Goal
Repeat each record below exactly, dropping the pictures.

Material
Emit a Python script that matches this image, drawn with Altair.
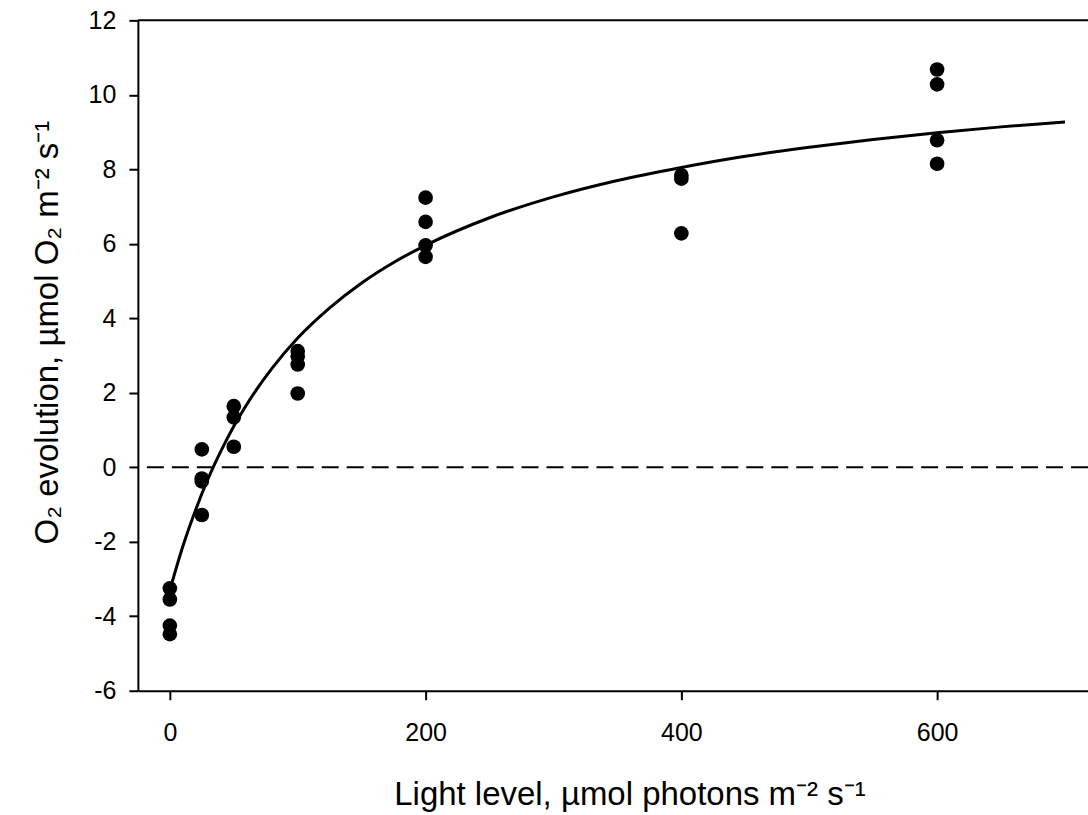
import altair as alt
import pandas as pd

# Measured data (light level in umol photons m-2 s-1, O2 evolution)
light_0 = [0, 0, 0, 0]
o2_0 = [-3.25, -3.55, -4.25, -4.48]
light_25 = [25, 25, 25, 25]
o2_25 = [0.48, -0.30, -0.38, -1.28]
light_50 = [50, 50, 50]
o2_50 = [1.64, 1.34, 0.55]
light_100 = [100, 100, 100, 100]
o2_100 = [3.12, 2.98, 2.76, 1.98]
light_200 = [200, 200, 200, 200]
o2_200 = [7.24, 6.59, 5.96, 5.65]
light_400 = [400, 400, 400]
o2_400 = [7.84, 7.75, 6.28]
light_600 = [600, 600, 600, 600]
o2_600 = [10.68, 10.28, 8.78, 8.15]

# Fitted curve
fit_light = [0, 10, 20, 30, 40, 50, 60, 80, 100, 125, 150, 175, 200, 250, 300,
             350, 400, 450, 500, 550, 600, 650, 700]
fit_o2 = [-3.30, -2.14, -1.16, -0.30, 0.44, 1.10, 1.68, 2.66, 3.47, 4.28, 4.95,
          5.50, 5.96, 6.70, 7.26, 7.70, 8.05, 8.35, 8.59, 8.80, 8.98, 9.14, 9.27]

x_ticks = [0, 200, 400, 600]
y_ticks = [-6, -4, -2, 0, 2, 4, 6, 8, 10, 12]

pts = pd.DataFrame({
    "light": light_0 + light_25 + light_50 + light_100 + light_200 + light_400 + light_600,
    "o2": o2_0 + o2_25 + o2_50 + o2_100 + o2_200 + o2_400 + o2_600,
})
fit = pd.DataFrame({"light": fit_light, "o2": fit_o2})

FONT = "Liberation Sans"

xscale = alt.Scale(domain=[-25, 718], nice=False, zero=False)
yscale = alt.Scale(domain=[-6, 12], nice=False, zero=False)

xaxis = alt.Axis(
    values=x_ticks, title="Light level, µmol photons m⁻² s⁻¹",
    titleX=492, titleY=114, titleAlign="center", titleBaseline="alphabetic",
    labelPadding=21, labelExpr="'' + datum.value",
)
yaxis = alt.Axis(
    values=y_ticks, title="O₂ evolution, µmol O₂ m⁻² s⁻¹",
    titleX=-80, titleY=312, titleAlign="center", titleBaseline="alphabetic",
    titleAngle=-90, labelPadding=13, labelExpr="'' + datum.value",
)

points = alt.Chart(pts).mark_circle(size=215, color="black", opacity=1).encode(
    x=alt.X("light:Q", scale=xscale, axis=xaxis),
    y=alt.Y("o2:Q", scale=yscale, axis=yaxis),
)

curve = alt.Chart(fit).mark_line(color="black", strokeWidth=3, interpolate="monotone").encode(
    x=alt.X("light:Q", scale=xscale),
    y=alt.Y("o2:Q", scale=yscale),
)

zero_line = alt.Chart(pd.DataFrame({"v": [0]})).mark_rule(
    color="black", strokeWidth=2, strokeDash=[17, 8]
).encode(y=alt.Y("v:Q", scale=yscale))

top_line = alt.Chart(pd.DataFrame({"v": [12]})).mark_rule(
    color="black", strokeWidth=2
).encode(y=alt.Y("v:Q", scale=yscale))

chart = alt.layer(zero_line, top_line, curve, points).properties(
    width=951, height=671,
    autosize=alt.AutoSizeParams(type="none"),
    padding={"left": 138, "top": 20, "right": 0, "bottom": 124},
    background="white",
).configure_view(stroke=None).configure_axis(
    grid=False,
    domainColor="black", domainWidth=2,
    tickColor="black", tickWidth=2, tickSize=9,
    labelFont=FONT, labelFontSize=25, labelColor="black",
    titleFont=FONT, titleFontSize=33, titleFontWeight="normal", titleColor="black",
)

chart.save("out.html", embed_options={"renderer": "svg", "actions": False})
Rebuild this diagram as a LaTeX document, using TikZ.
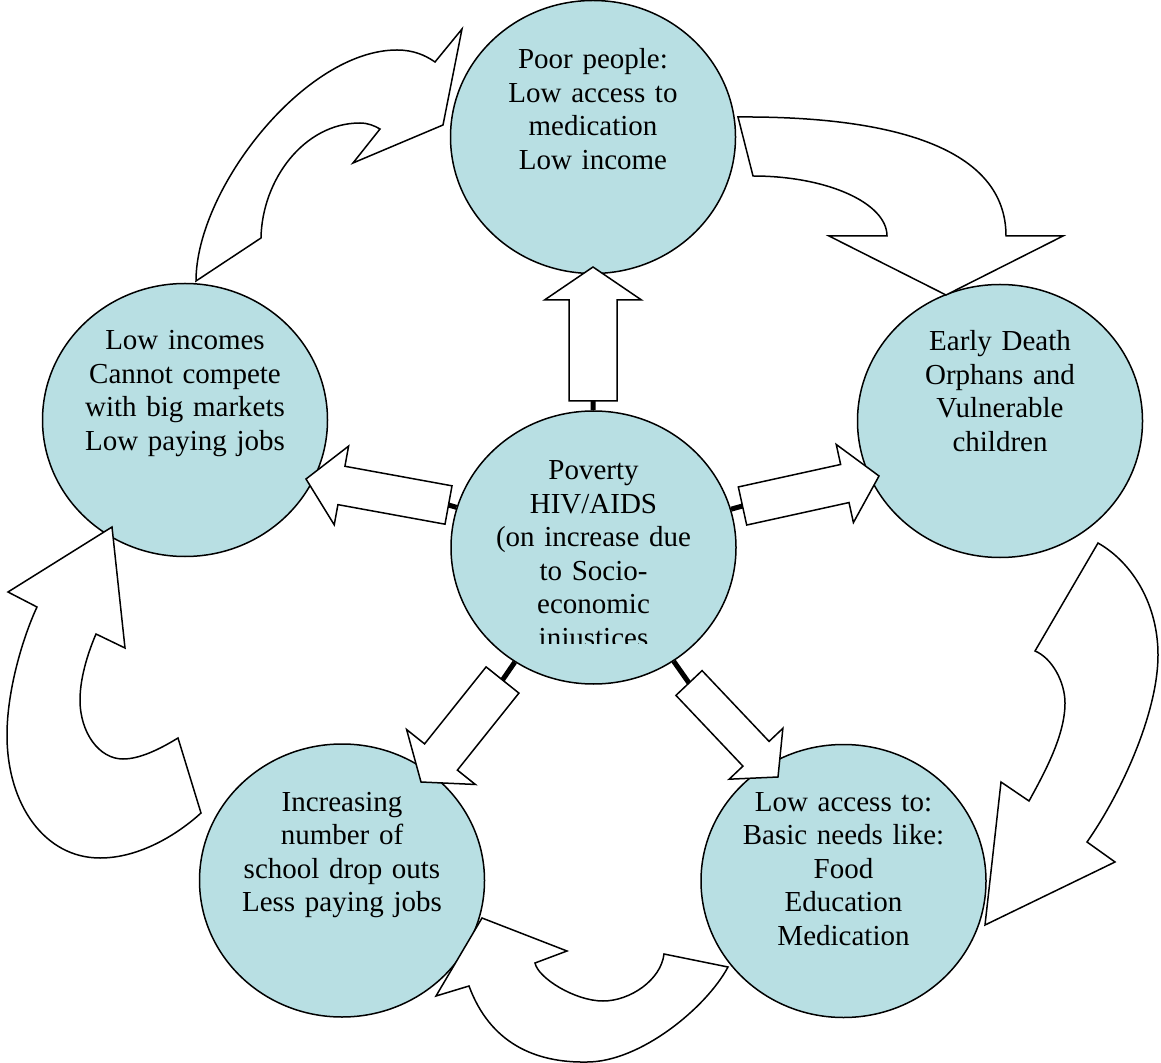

Result for this task
Emit a Python script that matches this image, drawn with Altair.
import altair as alt
import pandas as pd

# Measured data (light level in umol photons m-2 s-1, O2 evolution)
light_0 = [0, 0, 0, 0]
o2_0 = [-3.25, -3.55, -4.25, -4.48]
light_25 = [25, 25, 25, 25]
o2_25 = [0.48, -0.30, -0.38, -1.28]
light_50 = [50, 50, 50]
o2_50 = [1.64, 1.34, 0.55]
light_100 = [100, 100, 100, 100]
o2_100 = [3.12, 2.98, 2.76, 1.98]
light_200 = [200, 200, 200, 200]
o2_200 = [7.24, 6.59, 5.96, 5.65]
light_400 = [400, 400, 400]
o2_400 = [7.84, 7.75, 6.28]
light_600 = [600, 600, 600, 600]
o2_600 = [10.68, 10.28, 8.78, 8.15]

# Fitted curve
fit_light = [0, 10, 20, 30, 40, 50, 60, 80, 100, 125, 150, 175, 200, 250, 300,
             350, 400, 450, 500, 550, 600, 650, 700]
fit_o2 = [-3.30, -2.14, -1.16, -0.30, 0.44, 1.10, 1.68, 2.66, 3.47, 4.28, 4.95,
          5.50, 5.96, 6.70, 7.26, 7.70, 8.05, 8.35, 8.59, 8.80, 8.98, 9.14, 9.27]

x_ticks = [0, 200, 400, 600]
y_ticks = [-6, -4, -2, 0, 2, 4, 6, 8, 10, 12]

pts = pd.DataFrame({
    "light": light_0 + light_25 + light_50 + light_100 + light_200 + light_400 + light_600,
    "o2": o2_0 + o2_25 + o2_50 + o2_100 + o2_200 + o2_400 + o2_600,
})
fit = pd.DataFrame({"light": fit_light, "o2": fit_o2})

FONT = "Liberation Sans"

xscale = alt.Scale(domain=[-25, 718], nice=False, zero=False)
yscale = alt.Scale(domain=[-6, 12], nice=False, zero=False)

xaxis = alt.Axis(
    values=x_ticks, title="Light level, µmol photons m⁻² s⁻¹",
    titleX=492, titleY=114, titleAlign="center", titleBaseline="alphabetic",
    labelPadding=21, labelExpr="'' + datum.value",
)
yaxis = alt.Axis(
    values=y_ticks, title="O₂ evolution, µmol O₂ m⁻² s⁻¹",
    titleX=-80, titleY=312, titleAlign="center", titleBaseline="alphabetic",
    titleAngle=-90, labelPadding=13, labelExpr="'' + datum.value",
)

points = alt.Chart(pts).mark_circle(size=215, color="black", opacity=1).encode(
    x=alt.X("light:Q", scale=xscale, axis=xaxis),
    y=alt.Y("o2:Q", scale=yscale, axis=yaxis),
)

curve = alt.Chart(fit).mark_line(color="black", strokeWidth=3, interpolate="monotone").encode(
    x=alt.X("light:Q", scale=xscale),
    y=alt.Y("o2:Q", scale=yscale),
)

zero_line = alt.Chart(pd.DataFrame({"v": [0]})).mark_rule(
    color="black", strokeWidth=2, strokeDash=[17, 8]
).encode(y=alt.Y("v:Q", scale=yscale))

top_line = alt.Chart(pd.DataFrame({"v": [12]})).mark_rule(
    color="black", strokeWidth=2
).encode(y=alt.Y("v:Q", scale=yscale))

chart = alt.layer(zero_line, top_line, curve, points).properties(
    width=951, height=671,
    autosize=alt.AutoSizeParams(type="none"),
    padding={"left": 138, "top": 20, "right": 0, "bottom": 124},
    background="white",
).configure_view(stroke=None).configure_axis(
    grid=False,
    domainColor="black", domainWidth=2,
    tickColor="black", tickWidth=2, tickSize=9,
    labelFont=FONT, labelFontSize=25, labelColor="black",
    titleFont=FONT, titleFontSize=33, titleFontWeight="normal", titleColor="black",
)

chart.save("out.html", embed_options={"renderer": "svg", "actions": False})
Rebuild this diagram as a LaTeX document, using TikZ.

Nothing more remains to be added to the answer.